According to Kaufman Hall’s Quarterly Mergers and Acquisitions Report, the planned merger between Advocate Aurora Health and Atrium Health – in which the smaller party, Atrium, records an annual revenue of $12.9 billion – was the main contributor to the historically high quarter.
In megadeals, or mega transactions, the smaller party has annual revenues in excess of $1 billion.
Another megadeal announced in the quarter involved MercyOne and Trinity Health, with the smaller party posting $3 billion in annual revenues. And two other significant deals – although they were not “mega” transactions – occurred in Q2: Bellin Health System/Gundersen Health System (smaller party revenue of $800 million) and George Washington University Hospital/Universal Health Services (smaller party revenue of $600 million).
Overall, 13 deals were announced in Q2. That’s low compared to some of the numbers seen prior to 2020 when the pandemic hit, but the mega transactions have more than made up for any potential lag in total transacted revenue.
WHAT’S THE IMPACT?
The $19.2 billion mark is double what healthcare posted in Q2 2021, when $8.5 billion in transacted revenue occurred. And the size of the Q2 2022 announced transactions –especially the planned merger of Advocate Aurora Health and Atrium Health – generated an average smaller party size that was more than double 2021’s record-setting year-end average size of $619 million. For Q2 2022, the average size of the smaller party approached $1.5 billion.
In three of the 13 transactions, the acquirer was a for-profit health system. In one transaction, there was an academic/university-affiliated acquirer, and there was a religiously affiliated acquirer in another. Other non-profit health systems were the acquirer in the remaining eight transactions.

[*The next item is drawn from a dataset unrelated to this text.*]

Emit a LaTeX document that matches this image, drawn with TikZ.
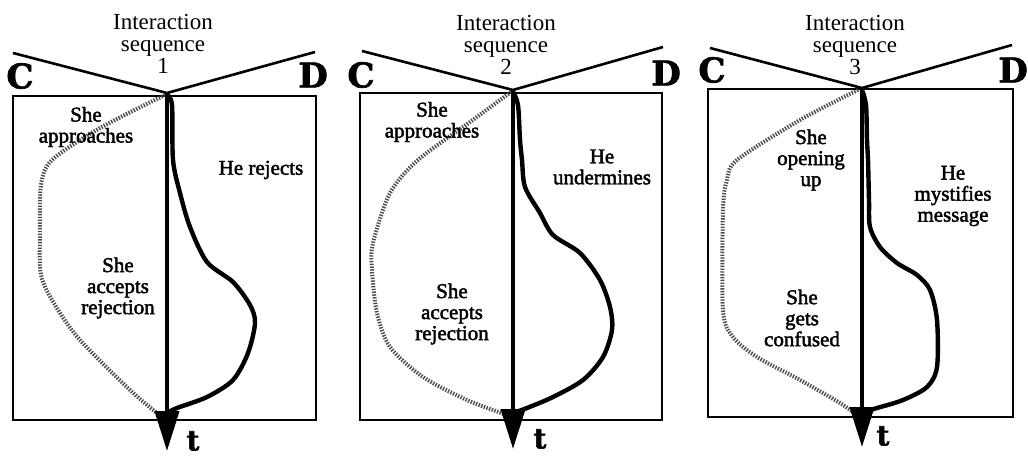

Some of the deals extended beyond traditional horizontal partnerships between hospitals and health systems. New partnerships around the provision of skilled nursing and long-term care were an example of this trend: In late March, Hackensack Meridian Health announced that the majority of its long-term care facilities would be acquired by Complete Care. And in April, Virtua Health announced the sale of its two skilled nursing facilities (SNFs) to Tryko Partners, which will continue to operate the facilities with the support of Marquis Health Consulting Services.
Those exemplify an increasing tendency among health systems to reassess strategic options for providing post-acute skilled care, which may include the sale or monetization of their current SNF assets, or partnership with specialized SNF operators.
Changes in the long-term care industry and the desire to reinvest in core services were cited as drivers of these transactions. Hackensack Meridian Health’s press release announcing the deal said, “The long-term care industry has experienced major changes over the last few years as a result of the COVID-19 pandemic, and this decision was made in line with industry trends and best practices.”
Virtua Health President and CEO Dennis W. Pullin said, “By divesting in the realm of skilled nursing, we are better equipped to reinvest in areas where we can truly make an impact.”
THE LARGER TREND
With no megadeals in the first quarter of the year, total transacted revenue in that quarter was only $2.9 billion, spread out among a historically low 12 transactions.
An executive order issued by President Joe Biden last summer sought to crack down on hospital and health insurance consolidations and other actions it said decrease competition and drive up prices.
Hospital consolidation has left many areas, especially rural communities, without good options for convenient and affordable healthcare service, the order said. It encouraged the Department of Justice and the Federal Trade Commission to enforce antitrust laws vigorously and “recognizes that the law allows them to challenge prior bad mergers that past Administrations did not previously challenge.”
In the order, Biden encouraged the DOJ and FTC to review and revise their merger guidelines to ensure that such mergers do not harm patients.